> What to work on: Answer with a single number: the count of lines that include the string "this".

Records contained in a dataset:
________

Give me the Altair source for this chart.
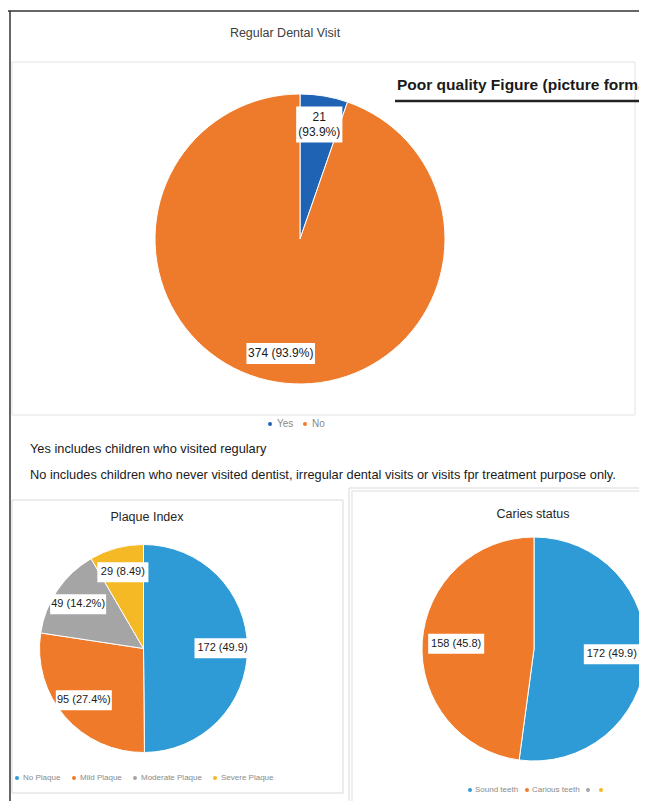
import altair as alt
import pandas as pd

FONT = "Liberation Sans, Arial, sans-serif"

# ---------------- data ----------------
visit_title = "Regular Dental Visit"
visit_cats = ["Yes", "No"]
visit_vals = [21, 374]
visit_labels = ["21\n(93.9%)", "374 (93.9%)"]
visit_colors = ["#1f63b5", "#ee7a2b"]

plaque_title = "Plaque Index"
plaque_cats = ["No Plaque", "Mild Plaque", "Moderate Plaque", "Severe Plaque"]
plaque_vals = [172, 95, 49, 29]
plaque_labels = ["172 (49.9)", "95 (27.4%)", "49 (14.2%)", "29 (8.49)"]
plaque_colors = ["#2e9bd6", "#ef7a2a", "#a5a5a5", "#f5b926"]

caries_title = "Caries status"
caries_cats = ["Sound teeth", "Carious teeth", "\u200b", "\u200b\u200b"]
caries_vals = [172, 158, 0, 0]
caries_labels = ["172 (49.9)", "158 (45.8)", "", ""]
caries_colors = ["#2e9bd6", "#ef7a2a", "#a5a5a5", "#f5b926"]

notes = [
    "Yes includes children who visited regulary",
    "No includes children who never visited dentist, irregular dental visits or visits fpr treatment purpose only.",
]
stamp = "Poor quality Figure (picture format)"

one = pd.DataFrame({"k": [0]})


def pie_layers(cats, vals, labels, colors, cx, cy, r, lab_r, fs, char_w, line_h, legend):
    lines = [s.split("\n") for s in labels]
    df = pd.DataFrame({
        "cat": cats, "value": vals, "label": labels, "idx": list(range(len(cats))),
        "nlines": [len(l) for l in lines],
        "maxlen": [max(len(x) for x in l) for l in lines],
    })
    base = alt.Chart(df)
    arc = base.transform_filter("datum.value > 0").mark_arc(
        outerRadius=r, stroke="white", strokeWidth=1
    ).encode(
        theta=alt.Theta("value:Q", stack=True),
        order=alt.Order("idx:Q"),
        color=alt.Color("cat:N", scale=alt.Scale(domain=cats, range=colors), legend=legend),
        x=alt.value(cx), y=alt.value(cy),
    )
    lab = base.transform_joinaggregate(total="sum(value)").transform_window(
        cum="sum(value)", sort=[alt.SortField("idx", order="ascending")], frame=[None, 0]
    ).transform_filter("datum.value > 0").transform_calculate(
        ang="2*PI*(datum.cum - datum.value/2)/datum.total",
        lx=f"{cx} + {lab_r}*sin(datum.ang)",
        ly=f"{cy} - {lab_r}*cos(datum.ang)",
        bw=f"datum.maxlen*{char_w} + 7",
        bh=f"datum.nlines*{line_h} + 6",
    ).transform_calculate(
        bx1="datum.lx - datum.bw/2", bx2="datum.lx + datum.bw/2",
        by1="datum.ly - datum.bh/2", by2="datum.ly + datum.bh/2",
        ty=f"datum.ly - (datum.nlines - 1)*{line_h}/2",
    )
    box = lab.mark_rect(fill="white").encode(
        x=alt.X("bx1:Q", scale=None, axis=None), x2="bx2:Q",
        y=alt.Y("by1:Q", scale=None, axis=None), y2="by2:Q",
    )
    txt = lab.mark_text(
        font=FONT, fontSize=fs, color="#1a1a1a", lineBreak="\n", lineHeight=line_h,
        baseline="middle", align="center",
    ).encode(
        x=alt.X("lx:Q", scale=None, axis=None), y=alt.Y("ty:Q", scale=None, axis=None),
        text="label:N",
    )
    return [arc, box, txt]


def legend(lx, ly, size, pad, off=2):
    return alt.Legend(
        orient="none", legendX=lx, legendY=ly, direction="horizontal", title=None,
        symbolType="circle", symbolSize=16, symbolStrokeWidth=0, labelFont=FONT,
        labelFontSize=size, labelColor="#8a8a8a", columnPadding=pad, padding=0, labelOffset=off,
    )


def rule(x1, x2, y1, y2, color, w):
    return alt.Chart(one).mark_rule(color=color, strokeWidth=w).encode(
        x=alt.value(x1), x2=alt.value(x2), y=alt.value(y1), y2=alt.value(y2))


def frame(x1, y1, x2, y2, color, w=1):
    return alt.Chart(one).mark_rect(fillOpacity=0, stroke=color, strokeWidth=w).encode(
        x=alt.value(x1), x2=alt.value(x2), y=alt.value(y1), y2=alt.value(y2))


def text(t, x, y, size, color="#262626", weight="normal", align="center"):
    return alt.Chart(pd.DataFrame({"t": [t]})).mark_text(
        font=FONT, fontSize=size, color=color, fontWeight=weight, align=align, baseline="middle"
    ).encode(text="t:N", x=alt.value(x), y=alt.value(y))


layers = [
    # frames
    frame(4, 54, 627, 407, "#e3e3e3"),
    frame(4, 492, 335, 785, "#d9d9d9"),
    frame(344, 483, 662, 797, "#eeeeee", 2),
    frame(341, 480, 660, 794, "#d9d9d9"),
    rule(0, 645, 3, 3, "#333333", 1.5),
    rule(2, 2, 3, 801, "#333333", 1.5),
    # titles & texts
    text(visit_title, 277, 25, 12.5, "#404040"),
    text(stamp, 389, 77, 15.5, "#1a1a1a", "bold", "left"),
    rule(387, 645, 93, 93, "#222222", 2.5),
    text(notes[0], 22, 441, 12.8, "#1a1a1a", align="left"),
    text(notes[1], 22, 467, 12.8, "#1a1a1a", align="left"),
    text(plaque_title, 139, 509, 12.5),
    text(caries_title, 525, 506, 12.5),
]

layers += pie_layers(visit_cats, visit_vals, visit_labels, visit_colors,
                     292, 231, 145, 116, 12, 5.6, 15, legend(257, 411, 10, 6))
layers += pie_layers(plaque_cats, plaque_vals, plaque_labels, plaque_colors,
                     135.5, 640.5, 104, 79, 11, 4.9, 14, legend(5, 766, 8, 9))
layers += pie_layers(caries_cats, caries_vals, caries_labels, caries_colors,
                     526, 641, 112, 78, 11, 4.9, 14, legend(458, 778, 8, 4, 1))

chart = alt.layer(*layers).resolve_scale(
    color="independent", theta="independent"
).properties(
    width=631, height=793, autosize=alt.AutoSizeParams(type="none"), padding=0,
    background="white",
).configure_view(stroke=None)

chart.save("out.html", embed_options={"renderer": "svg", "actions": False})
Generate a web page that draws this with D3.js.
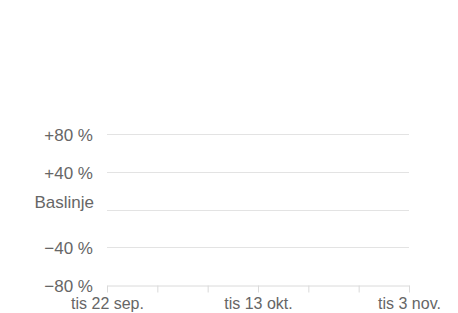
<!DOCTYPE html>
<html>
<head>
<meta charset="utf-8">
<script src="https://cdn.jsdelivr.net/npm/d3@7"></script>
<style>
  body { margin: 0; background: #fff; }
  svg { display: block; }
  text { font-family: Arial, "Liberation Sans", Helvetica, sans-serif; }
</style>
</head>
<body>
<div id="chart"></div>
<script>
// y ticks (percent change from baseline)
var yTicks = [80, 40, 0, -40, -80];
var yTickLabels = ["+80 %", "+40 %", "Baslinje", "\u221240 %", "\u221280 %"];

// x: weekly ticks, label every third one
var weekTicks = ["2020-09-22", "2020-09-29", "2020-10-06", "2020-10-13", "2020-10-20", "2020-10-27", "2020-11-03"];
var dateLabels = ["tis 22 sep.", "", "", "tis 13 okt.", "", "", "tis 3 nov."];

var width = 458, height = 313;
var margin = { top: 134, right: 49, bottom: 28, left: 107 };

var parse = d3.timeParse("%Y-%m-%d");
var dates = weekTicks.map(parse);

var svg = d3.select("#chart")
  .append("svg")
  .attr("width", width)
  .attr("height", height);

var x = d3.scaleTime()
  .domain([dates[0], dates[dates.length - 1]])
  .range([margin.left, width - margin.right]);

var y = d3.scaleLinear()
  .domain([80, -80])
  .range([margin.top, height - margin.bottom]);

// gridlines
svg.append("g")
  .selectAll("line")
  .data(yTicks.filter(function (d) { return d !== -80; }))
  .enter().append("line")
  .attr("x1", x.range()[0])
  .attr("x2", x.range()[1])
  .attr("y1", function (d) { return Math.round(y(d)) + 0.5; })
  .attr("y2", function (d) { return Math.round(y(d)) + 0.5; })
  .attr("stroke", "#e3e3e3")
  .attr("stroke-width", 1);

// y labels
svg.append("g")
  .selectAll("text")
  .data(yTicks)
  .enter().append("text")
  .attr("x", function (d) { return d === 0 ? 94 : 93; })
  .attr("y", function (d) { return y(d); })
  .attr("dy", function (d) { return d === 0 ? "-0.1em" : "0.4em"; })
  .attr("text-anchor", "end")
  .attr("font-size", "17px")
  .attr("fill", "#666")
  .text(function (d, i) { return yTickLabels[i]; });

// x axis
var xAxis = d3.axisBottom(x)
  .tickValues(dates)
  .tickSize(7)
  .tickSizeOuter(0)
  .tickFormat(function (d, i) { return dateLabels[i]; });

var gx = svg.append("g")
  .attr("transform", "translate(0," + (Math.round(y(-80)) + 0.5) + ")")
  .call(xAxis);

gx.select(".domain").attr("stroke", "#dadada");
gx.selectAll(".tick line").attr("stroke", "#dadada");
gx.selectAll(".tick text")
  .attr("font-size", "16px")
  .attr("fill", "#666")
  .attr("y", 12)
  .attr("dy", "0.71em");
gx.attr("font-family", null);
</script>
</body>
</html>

________

> Exercise result: 2